Trump's trade war creates a new opportunity for Bangladesh
Trump's trade war creates a new opportunity for Bangladesh
Almost two weeks into his presidency, US President Donald Trump has begun implementing the tariff measures he had promised throughout his campaign. He started by imposing a 25% import tariff on Canadian goods and a 10% tariff on Canadian energy products. Mexico faces a blanket 25% tariff on all goods. Essentially, the US has imposed a 25% tariff on goods from both its neighbors, except for Canadian energy products, which will face a 10% tariff. However, China will bear the brunt of Trump's measures, with an additional 10% tariff on Chinese imports. During his previous term, Trump imposed a 25% tariff on Chinese goods, and his successor, Joe Biden, did not reduce this rate. With the latest 10% addition, Chinese goods will now face a 35% tariff, which is a significant burden for Chinese exporters.

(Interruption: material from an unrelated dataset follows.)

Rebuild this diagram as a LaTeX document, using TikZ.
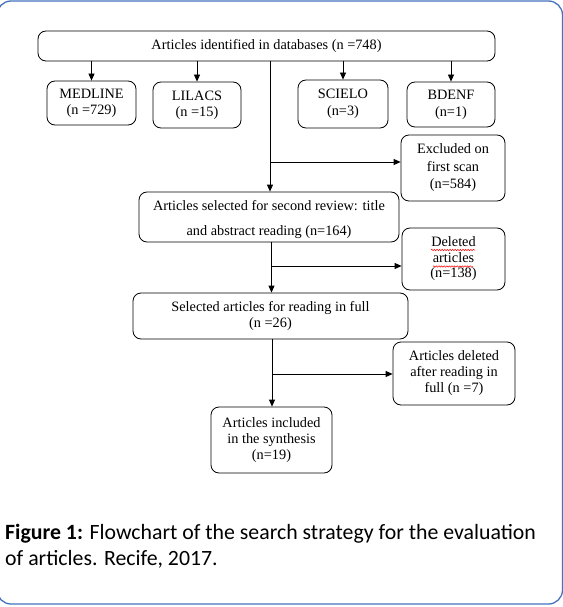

Some Chinese exporters, anticipating Trump’s tariffs, took action early by shipping billions of dollars worth of goods to US ports before the new measures took effect. Additionally, some Chinese manufacturers recognized the potential crisis due to the long holidays surrounding the Chinese New Year, prompting them to ship goods in advance. Over the years, Mexico became a favorable alternative for Chinese manufacturers, who invested billions following Trump’s 25% tariff on Chinese goods during his first term. Chinese companies benefited from the free trade agreement between the US, Mexico, and Canada (USMCA), leading to a significant increase in Mexican exports to the US. However, Trump targeted this trend as well, likely contributing to the 25% tariff on Mexican goods. The same rationale may apply to the tariffs on Canada.
The US has long been the largest export market for Bangladesh, and now, Bangladesh’s manufacturers may seize the opportunity arising from Trump’s trade war. The average tariff on Bangladeshi goods is still 15.62%, providing a relative advantage. Bangladesh is currently the third-largest garment exporter to the US, with nearly $8 billion in exports last year. To further increase its market share, Bangladesh needs to improve its energy supply, as the textile and garment industries still have significant untapped capacity to meet the demands of international retailers. Additionally, Bangladesh should seek to secure more US investments. China has already granted duty-free access to all Bangladeshi goods, signaling a long-term plan to shift its manufacturing operations, particularly in textiles and garments, to Bangladesh.
Ultimately, the additional costs from these tariffs will likely be passed on to US consumers. As the US is a trading economy, importers will bear the brunt of the higher tariffs, which could lead to unintended consequences. This is where Bangladesh might find an opportunity to increase its exports.